Accanto al maiuscolo contributo di Mariella Devia, registriamo la positiva prestazione di quasi tutto il cast, iniziando da Sonia Ganassi, che ha dato vita a una Sara appassionata, feroce e musicalmente ineccepibile. Continui a fare bel canto senza divagazioni (meno felici), ché lo sa fare bene. Non possiamo che dire bene anche del tenore rumeno Stefano Pop nel ruolo di Roberto. Dotato di una vocalità massiccia, belcantistica ma da vero tenore lirico, non sbaglia una nota e canta con passione, senza perdersi in quelle attitudes di maniera che a volte possono annoiare. Vestiva i panni del Duca di Nottingham Mansoo Kim, in sostituzione di Marco di Felice. Kim si muove bene e ha un vocione imponente, ma dovrebbe, si crede, modularlo meglio e affiancarlo a una morbidezza di suono e di emissione che l’altra sera è purtroppo mancata. Bene il Lord Cecil di Alessandro Fantoni e il Sir Raleigh di Claudio Ottino.
Coprotagonista di questi successi vocali è la concertazione di Francesco Lanzillotta, che ha letteralmente cucito addosso ai cantanti un tappeto orchestrale perfettamente in linea con le loro esigenze e con la partitura donizettiana. Già dall’ouverture emerge la vena melodica, incisiva e seducente di quest’opera. Anche nel prosieguo si è assistito a una direzione scorrevole, caratterizzata dal giusto guizzo e da una buona resa dei colori, delle dinamiche e delle sfumature con cui Donizetti affida agli strumenti l’evoluzione psicologica dei personaggi.

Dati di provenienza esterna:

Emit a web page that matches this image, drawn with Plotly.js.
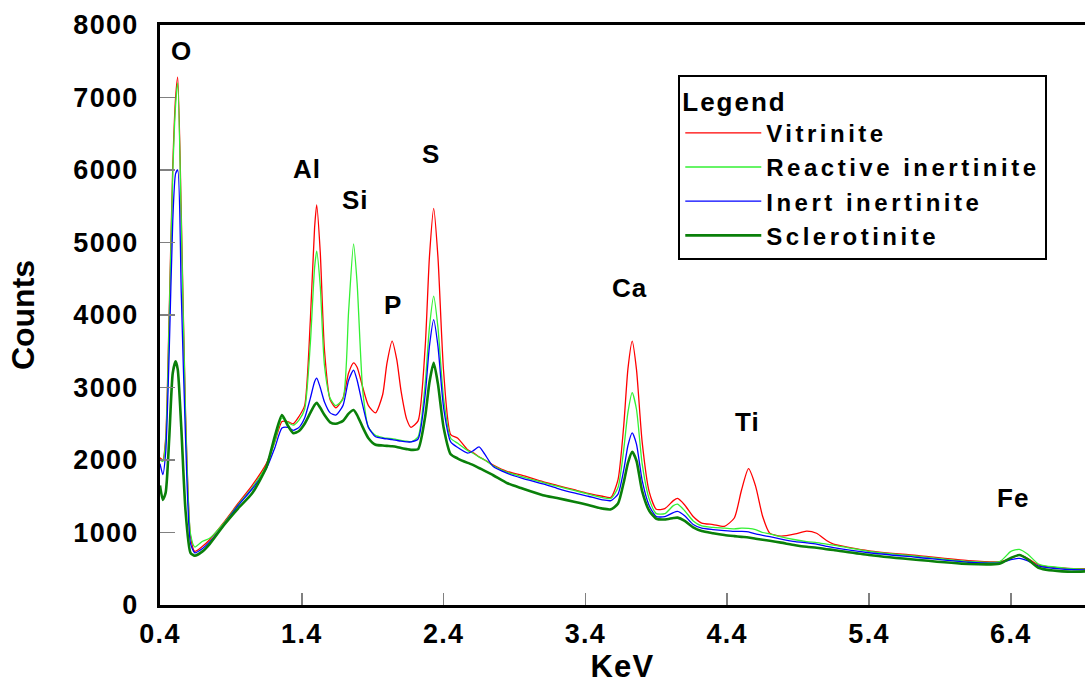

Che dire della regia di Alfonso Antoniozzi? Gli anni di regno pesano su questa Regina come l’enorme manto che le cortigiane sorreggono, e la stanchezza di una vita passata a recitare la parte della principessa di gelo irrompe con il suo dolore e la sua forza sul finale. Da scudo protettivo per sopravvivere all’Anglica terra, irta di insidie (e per non far la fine della madre Bolena), la maschera della Regina si trasforma in una condanna, una prigione dorata (un po’ come accadrà un secolo dopo alla stessa Turandot). In una corte dove tutto è finzione, facciata e apparenza, questa regia sviluppa l’essenza del messaggio di Donizetti, raccontando con disincantata eleganza il gioco delle parti di cui Elisabetta è, al contempo, duce e vittima. Elisabetta si fa umana, diventa pubblico, si scioglie metaforicamente il cerone bianco che le nasconde il volto (e, fuor di metafora, l’anima), e si mostra per quello che è davvero, una donna. E allora, anche grazie alle scelte drammaturiche di Antoniozzi, emerge il valore del sacrificio di una donna che ha rinunciato alla sua vita per il popolo e per la Corona inglese.
Visivamente appaganti le scene di Monica Manganelli, i sontuosi costumi di Gianluca Falaschi e le luci firmate da Luciano Novelli. Bene, ma non troppo, il coro.
Un meritato successo che denota, insieme ad altri, il ritorno del teatro genovese tra i maggiori punti di riferimento della scena lirica attuale.